_EXERCISE PROMPT_
Transcribe the whole listing without a single picture.

_GIVEN MATERIAL_
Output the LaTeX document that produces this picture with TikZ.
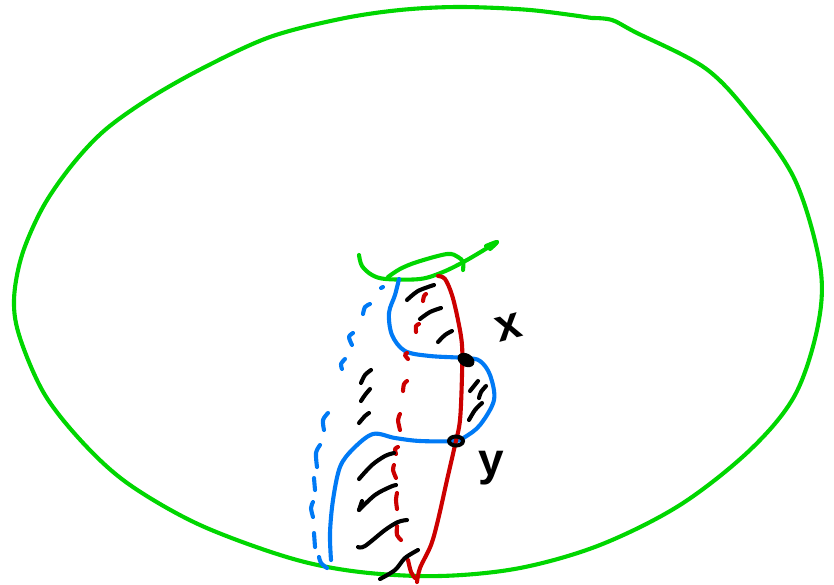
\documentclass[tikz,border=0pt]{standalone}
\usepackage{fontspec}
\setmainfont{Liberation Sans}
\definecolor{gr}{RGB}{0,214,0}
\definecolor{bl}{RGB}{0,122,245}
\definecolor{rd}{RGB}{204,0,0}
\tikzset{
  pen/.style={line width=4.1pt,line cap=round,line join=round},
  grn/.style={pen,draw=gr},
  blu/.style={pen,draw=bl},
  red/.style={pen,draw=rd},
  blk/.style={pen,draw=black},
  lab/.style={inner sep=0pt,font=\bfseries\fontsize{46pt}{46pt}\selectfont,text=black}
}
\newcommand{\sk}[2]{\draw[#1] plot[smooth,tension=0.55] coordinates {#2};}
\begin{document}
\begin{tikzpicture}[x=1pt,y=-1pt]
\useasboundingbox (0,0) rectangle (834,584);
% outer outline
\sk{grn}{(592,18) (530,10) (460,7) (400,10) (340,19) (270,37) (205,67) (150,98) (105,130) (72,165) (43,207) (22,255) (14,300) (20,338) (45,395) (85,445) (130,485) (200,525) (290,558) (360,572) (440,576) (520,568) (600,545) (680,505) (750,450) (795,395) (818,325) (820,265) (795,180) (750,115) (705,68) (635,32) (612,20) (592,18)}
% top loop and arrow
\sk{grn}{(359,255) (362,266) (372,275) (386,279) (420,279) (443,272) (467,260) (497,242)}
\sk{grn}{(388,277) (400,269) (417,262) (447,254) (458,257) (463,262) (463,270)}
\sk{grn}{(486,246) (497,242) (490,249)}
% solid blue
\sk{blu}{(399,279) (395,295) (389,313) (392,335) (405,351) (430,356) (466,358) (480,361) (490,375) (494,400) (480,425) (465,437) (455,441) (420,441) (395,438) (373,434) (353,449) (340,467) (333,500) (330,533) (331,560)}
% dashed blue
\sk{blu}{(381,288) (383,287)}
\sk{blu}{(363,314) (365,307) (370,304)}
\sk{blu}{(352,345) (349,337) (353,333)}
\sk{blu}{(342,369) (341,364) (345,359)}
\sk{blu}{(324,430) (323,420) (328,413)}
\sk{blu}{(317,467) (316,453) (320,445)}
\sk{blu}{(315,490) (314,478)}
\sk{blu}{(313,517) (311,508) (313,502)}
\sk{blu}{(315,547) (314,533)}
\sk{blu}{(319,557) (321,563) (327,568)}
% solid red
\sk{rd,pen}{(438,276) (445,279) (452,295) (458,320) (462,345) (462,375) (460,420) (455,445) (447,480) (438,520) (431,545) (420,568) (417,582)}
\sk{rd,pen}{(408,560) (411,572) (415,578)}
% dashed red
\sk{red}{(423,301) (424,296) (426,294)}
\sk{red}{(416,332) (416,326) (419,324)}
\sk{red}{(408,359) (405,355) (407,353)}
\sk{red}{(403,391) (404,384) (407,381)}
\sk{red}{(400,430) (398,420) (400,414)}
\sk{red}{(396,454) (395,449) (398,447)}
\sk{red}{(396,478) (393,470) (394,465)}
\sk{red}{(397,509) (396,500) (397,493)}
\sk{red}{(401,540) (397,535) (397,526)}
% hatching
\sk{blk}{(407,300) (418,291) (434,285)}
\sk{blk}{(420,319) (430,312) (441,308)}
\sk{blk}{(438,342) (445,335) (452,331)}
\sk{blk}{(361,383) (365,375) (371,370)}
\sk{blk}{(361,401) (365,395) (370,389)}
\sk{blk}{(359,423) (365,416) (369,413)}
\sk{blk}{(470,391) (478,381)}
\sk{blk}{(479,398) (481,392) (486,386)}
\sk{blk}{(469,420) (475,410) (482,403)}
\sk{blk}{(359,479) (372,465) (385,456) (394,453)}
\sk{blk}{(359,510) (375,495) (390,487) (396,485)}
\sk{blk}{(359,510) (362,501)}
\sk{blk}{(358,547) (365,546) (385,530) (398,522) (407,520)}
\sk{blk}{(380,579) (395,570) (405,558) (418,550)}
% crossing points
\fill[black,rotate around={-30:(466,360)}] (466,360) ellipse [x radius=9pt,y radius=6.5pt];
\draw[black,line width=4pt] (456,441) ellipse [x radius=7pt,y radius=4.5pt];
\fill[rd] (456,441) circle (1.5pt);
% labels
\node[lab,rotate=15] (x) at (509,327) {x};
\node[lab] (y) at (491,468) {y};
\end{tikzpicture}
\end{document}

_TASK OUTPUT_
Output the LaTeX document that produces this picture with TikZ.
\documentclass[tikz,border=0pt]{standalone}
\usepackage{fontspec}
\setmainfont{Liberation Sans}
\definecolor{gr}{RGB}{0,214,0}
\definecolor{bl}{RGB}{0,122,245}
\definecolor{rd}{RGB}{204,0,0}
\tikzset{
  pen/.style={line width=4.1pt,line cap=round,line join=round},
  grn/.style={pen,draw=gr},
  blu/.style={pen,draw=bl},
  red/.style={pen,draw=rd},
  blk/.style={pen,draw=black},
  lab/.style={inner sep=0pt,font=\bfseries\fontsize{46pt}{46pt}\selectfont,text=black}
}
\newcommand{\sk}[2]{\draw[#1] plot[smooth,tension=0.55] coordinates {#2};}
\begin{document}
\begin{tikzpicture}[x=1pt,y=-1pt]
\useasboundingbox (0,0) rectangle (834,584);
% outer outline
\sk{grn}{(592,18) (530,10) (460,7) (400,10) (340,19) (270,37) (205,67) (150,98) (105,130) (72,165) (43,207) (22,255) (14,300) (20,338) (45,395) (85,445) (130,485) (200,525) (290,558) (360,572) (440,576) (520,568) (600,545) (680,505) (750,450) (795,395) (818,325) (820,265) (795,180) (750,115) (705,68) (635,32) (612,20) (592,18)}
% top loop and arrow
\sk{grn}{(359,255) (362,266) (372,275) (386,279) (420,279) (443,272) (467,260) (497,242)}
\sk{grn}{(388,277) (400,269) (417,262) (447,254) (458,257) (463,262) (463,270)}
\sk{grn}{(486,246) (497,242) (490,249)}
% solid blue
\sk{blu}{(399,279) (395,295) (389,313) (392,335) (405,351) (430,356) (466,358) (480,361) (490,375) (494,400) (480,425) (465,437) (455,441) (420,441) (395,438) (373,434) (353,449) (340,467) (333,500) (330,533) (331,560)}
% dashed blue
\sk{blu}{(381,288) (383,287)}
\sk{blu}{(363,314) (365,307) (370,304)}
\sk{blu}{(352,345) (349,337) (353,333)}
\sk{blu}{(342,369) (341,364) (345,359)}
\sk{blu}{(324,430) (323,420) (328,413)}
\sk{blu}{(317,467) (316,453) (320,445)}
\sk{blu}{(315,490) (314,478)}
\sk{blu}{(313,517) (311,508) (313,502)}
\sk{blu}{(315,547) (314,533)}
\sk{blu}{(319,557) (321,563) (327,568)}
% solid red
\sk{rd,pen}{(438,276) (445,279) (452,295) (458,320) (462,345) (462,375) (460,420) (455,445) (447,480) (438,520) (431,545) (420,568) (417,582)}
\sk{rd,pen}{(408,560) (411,572) (415,578)}
% dashed red
\sk{red}{(423,301) (424,296) (426,294)}
\sk{red}{(416,332) (416,326) (419,324)}
\sk{red}{(408,359) (405,355) (407,353)}
\sk{red}{(403,391) (404,384) (407,381)}
\sk{red}{(400,430) (398,420) (400,414)}
\sk{red}{(396,454) (395,449) (398,447)}
\sk{red}{(396,478) (393,470) (394,465)}
\sk{red}{(397,509) (396,500) (397,493)}
\sk{red}{(401,540) (397,535) (397,526)}
% hatching
\sk{blk}{(407,300) (418,291) (434,285)}
\sk{blk}{(420,319) (430,312) (441,308)}
\sk{blk}{(438,342) (445,335) (452,331)}
\sk{blk}{(361,383) (365,375) (371,370)}
\sk{blk}{(361,401) (365,395) (370,389)}
\sk{blk}{(359,423) (365,416) (369,413)}
\sk{blk}{(470,391) (478,381)}
\sk{blk}{(479,398) (481,392) (486,386)}
\sk{blk}{(469,420) (475,410) (482,403)}
\sk{blk}{(359,479) (372,465) (385,456) (394,453)}
\sk{blk}{(359,510) (375,495) (390,487) (396,485)}
\sk{blk}{(359,510) (362,501)}
\sk{blk}{(358,547) (365,546) (385,530) (398,522) (407,520)}
\sk{blk}{(380,579) (395,570) (405,558) (418,550)}
% crossing points
\fill[black,rotate around={-30:(466,360)}] (466,360) ellipse [x radius=9pt,y radius=6.5pt];
\draw[black,line width=4pt] (456,441) ellipse [x radius=7pt,y radius=4.5pt];
\fill[rd] (456,441) circle (1.5pt);
% labels
\node[lab,rotate=15] (x) at (509,327) {x};
\node[lab] (y) at (491,468) {y};
\end{tikzpicture}
\end{document}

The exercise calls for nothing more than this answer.